Hall told The Sunday Business Post that iCare is poised to make an offer for ten KBC properties in the coming days as a pilot project for vacant homes.

Over time, he said it hopes to buy up to 500 vacant properties from banks.

“We’re doing a pilot scheme with KBC at the moment on vacant homes. So what happens is, when we get empty properties from AIB and KBC, whom we’re working with at the moment, we send them to the Housing Agency. They [then] go to the local authorities which pre-approve them for social housing and basically commit that they will put people into them.

“They’ve a very good system in the Housing Agency at the moment for that, so we’ve got a pilot scheme ongoing [and] we’re about to make an offer on ten homes. [We will target] everything that’s eligible . . . I think there’s 500 of them there [to be bought],” he said.

iCare has official partnerships with AIB and KBC at the moment, but Hall said PTSB has also drawn up a list of vacant properties at its request.

Using an “ultra-conservative” estimate, Hall said at least 2,000 of the 10,173 adults and children in emergency accommodation at the end of June could be housed if the banks’ vacant homes were converted into social housing.

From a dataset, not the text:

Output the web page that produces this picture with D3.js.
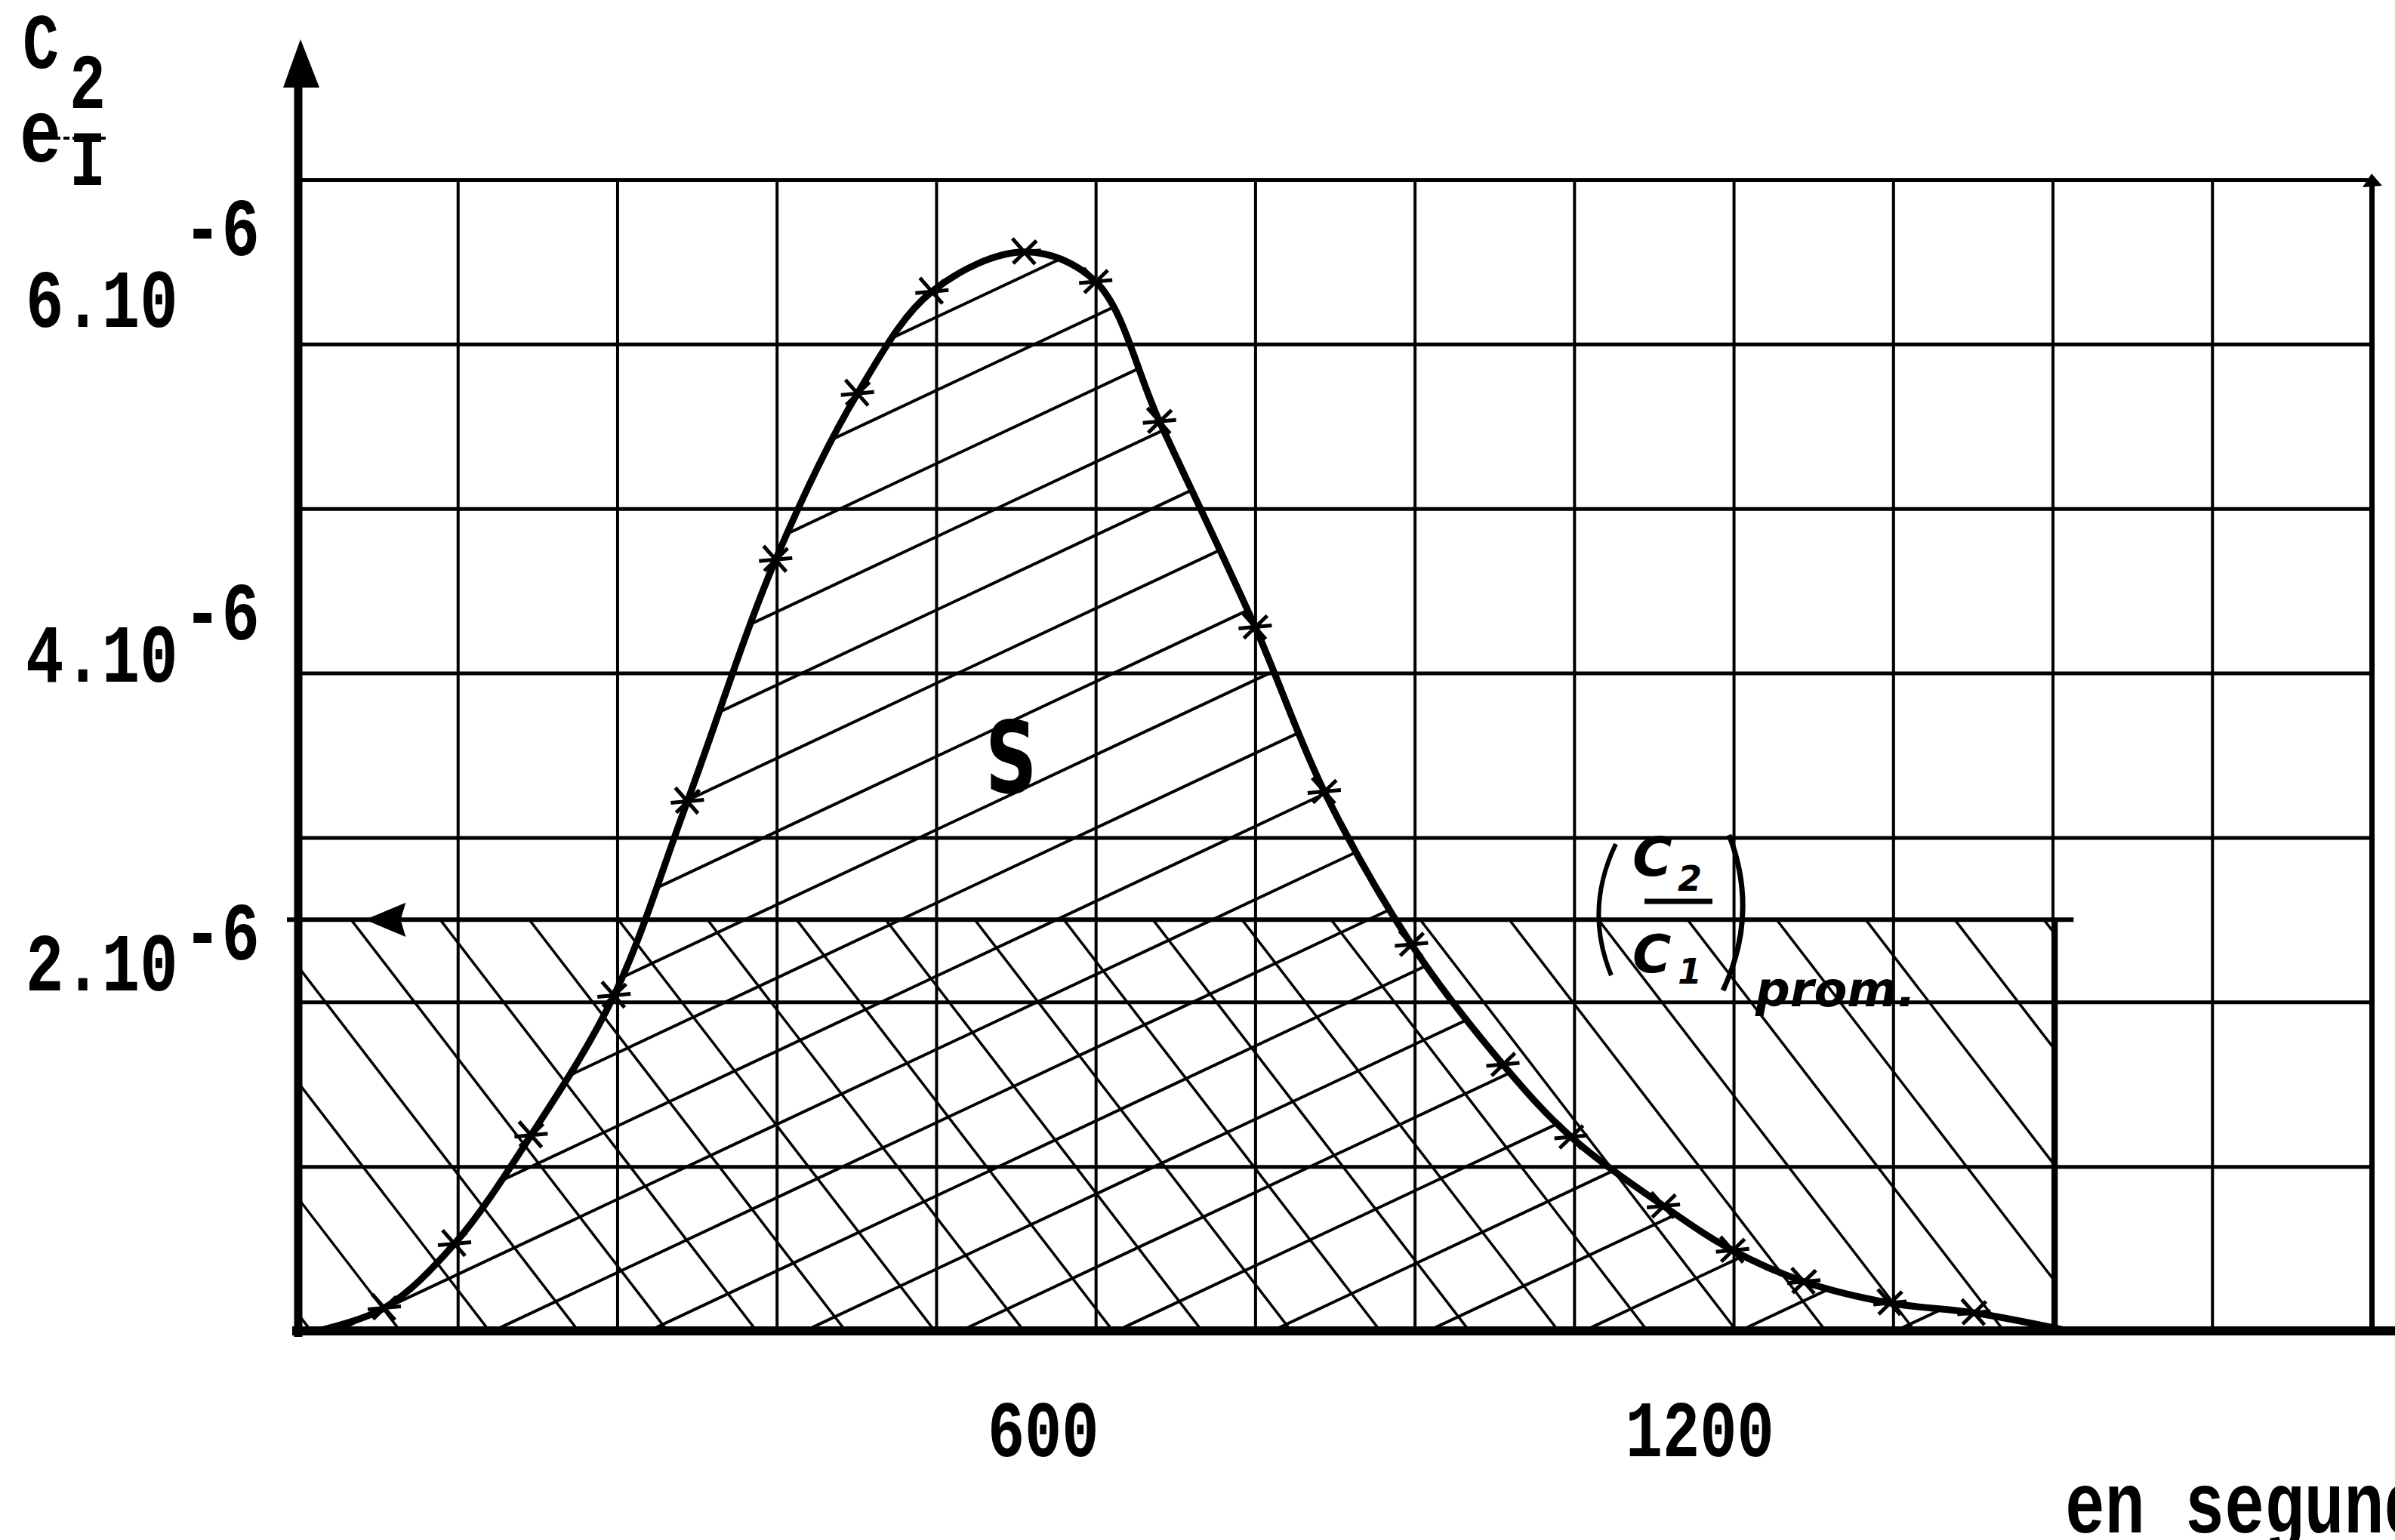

The pilot scheme represents iCare’s first foray into buying vacant homes, having already acquired 86 occupied homes under the mortgage-to-rent (MTR) scheme since its launch.

Under the mortgage-to-rent scheme, launched in 2012, borrowers in arrears can remain in their homes on a rental basis with the ownership of the property ceded to an AHB.

“We’ve bought 86 occupied homes that are mortgage-to-rent where people who had mortgages couldn’t pay the mortgages, we’ve converted them to social housing now and we’re buying 30 more in September so by the end of this year we’ll have 140 mortgage-to-rent properties and now we’re starting a parallel process with vacant homes,” Hall said.

iCare has struck deals for a total of 550 mortgage-to-rent properties that it will acquire over time.

Hall’s AHB isn’t the only body buying vacant homes – the state is in the same game.

As part of the government’s Rebuilding Ireland scheme, a €70 million fund was made available to the Housing Agency in 2017 to buy properties owned by financial institutions that had been vacant for more than 12 months.

The idea was to replenish the fund as units purchased by the agency were sold on to AHBs.

In total, the government aimed to snap up 1,600 homes by the end of 2020.

A spokesman told The Sunday Business Post that at the end of March 2019, the Housing Agency had bids accepted on 806 units with contracts closing on 639 units and that its original target remained in place.

Of these, 413 were occupied at the end of March.

“The Housing Agency is actively engaged with banks and investment companies in relation to this acquisitions programme, and the target of acquiring 1,600 units by the end of 2020 remains in place.

“Properties purchased must be brought up to the required standards and therefore may require works to make them suitable for use as social housing. The majority of the properties purchased by the fund are distressed assets that are vacant and in need of remediation or upgrading. Each property undergoes an assessment by the Housing Agency before the works are carried out,” he said.